The gaffs of government had contributed to the undermining of free market principles with the sub prime mortgage insanity--largely a liberal attempt to show poor folks who could not otherwise own houses that even if they could not really afford to do so, that they could own a house. The strategy, I am certain, was cynical and designed to get them to vote dem in gratitude.

Rather than let this situation sort itself out, Congress, which created this mess in the first place, along with a President who had forgotten the principles of his Harvard MBA, misappropriated massive amounts of the tax payers' money to no good end. The moguls on Wall Street and the real estate speculators had their butts bailed out with little cost to themselves. No pain. Instant gratification. Why, the mere appearance of inconvenience was enough to cause billions to be poured into the need to attend spas and retreats to undo the stress of mismanagement on a scale not seen in modern times. The bail out is entering phase II with the dems and Obama's $1Trillion package.

By howling continually about how bad the economy is, all Bush's fault, of course, the main stream media has fueled fear and uncertainty and played this mess right into Pelosi et al's hands in Congress and a win in the Presidency. What was going to be an unpleasant situation, but not a full blown crisis, became exactly that with the media's help. Convincing the instant gratification crowd who questioned not what they were being fed by the liberal press through the generation of fear was wildly successful.

All of sudden, this economic down turn, which has been on the horizon for some time, for many reasons--the inflated price of oil was one, the overvaluation of real estate another, and government excess certainly a contributor--became the worst financial downturn since the Great Depression of the 20s and 30s.

Bovine offal.

Again, the propagandists fed the fear--you are broke, we are all broke, we are going to be homeless, we are going to starve!; unless we all vote for . . . Obama.

Yes, we can! Change!

Change what and do what?

The reality is that Jimmy Carter was the worst President we have ever had, and 18% INFLATION happened on his watch. That period was far worse than what might happen during this mess. And, if anything is made worse, this go, it will because of the attempt to spend our way out of the inconvenience of spending less and saving more.

One of the consequences of the Obama/Pelosi $Trillion plan, is inflation. Print more money, and the money is worth less. Takes more to buy everything.
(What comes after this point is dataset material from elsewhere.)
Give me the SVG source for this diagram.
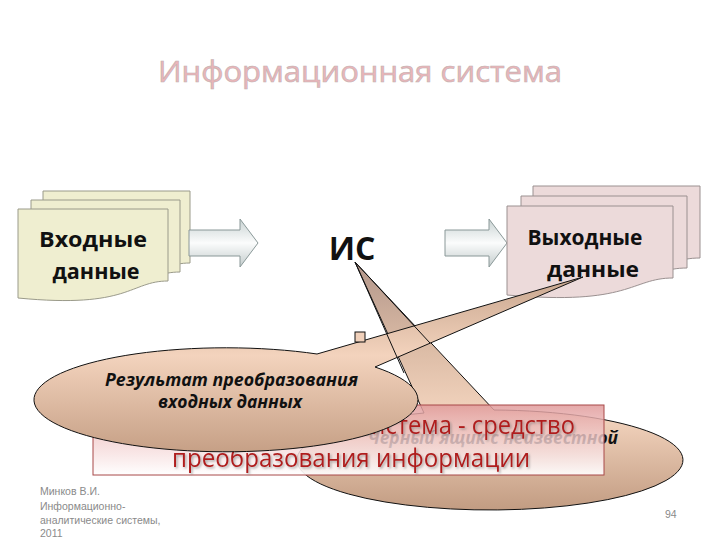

The only good thing to come out of this mess is that FINALLY after 8 years, the Republican Congress is starting to sound like Republicans and starting to QUESTION this excess by government! 8 years too late! However, at least it is happening.

In two years, we the people will have the chance to change the face of Congress. By then, the impact of the $1Trillion feel good extravagance will be felt in terms of interest rates and inflation. Those who voted for "change" will begin to understand that the change referred to was spend more and tax more, and to heck with consequences.

There are two opposing viewpoints as to how all of this will play out with respect to the dems and Rs. Phyllis Schafley wrote that her belief is that this is similar to the Clinton win of 1993 and the subsequent reversal of Congress to an R majority in 1996 due to the spending of the Clinton Administration. After which, Clinton became centrist. Dick Morris in his recent opinion feels that the strategic impact of any amnesty, the massive federal spending, and the transfer of wealth from the haves to the newly amnestied have nots along with everything that we naturalized citizens cannot get until we reach 65 will entrench the dems for the long haul, that the R party is now relegated to the bin of history for all practical purposes. Morris' article was disturbing in its downbeat, but excellent in its setting forth the strategy.

I am hoping Schafley is more right than wrong.

I do agree with her assessment that we as a country are more conservative than Obama's win and the dem win in Congress demonstrate, that this win was a backlash.

One thing is certain in my mind. The dems will fail in their economic stimulus, as spending and transfer of wealth is not the way to respond to what's happened. Overspending, over extending, and giving homes to those who could not pay for them was the catalyst. Now, the response is overspend, overtax, and take the money from those that still have any, and give to those who are here illegally by making them legal through amnesty, thereby inflating the money supply and cheapening our citizenship. And, let those who could not pay for their house, keep the house, anyway. How does any of that make sense?

Taxes depress industry and penalize self initiative. Government takes in more money when taxes are reduced. Even the Russians figured that one out.

Taking money from the guy who works and giving to the guy who does not, will not work, either.

Me and mine. We gonna pay things off, save, invest in firearms and ammo, and work on the garden.

In the mean time, I suggest the R party figure this out, keep acting like Rs in Congress, and elect only Rs that promise to uphold the party platform.

The dems are on a course to bankrupt this country and to spread our illusion of wealth to those undeserving.

Thank you God, I ain't got any to spread around!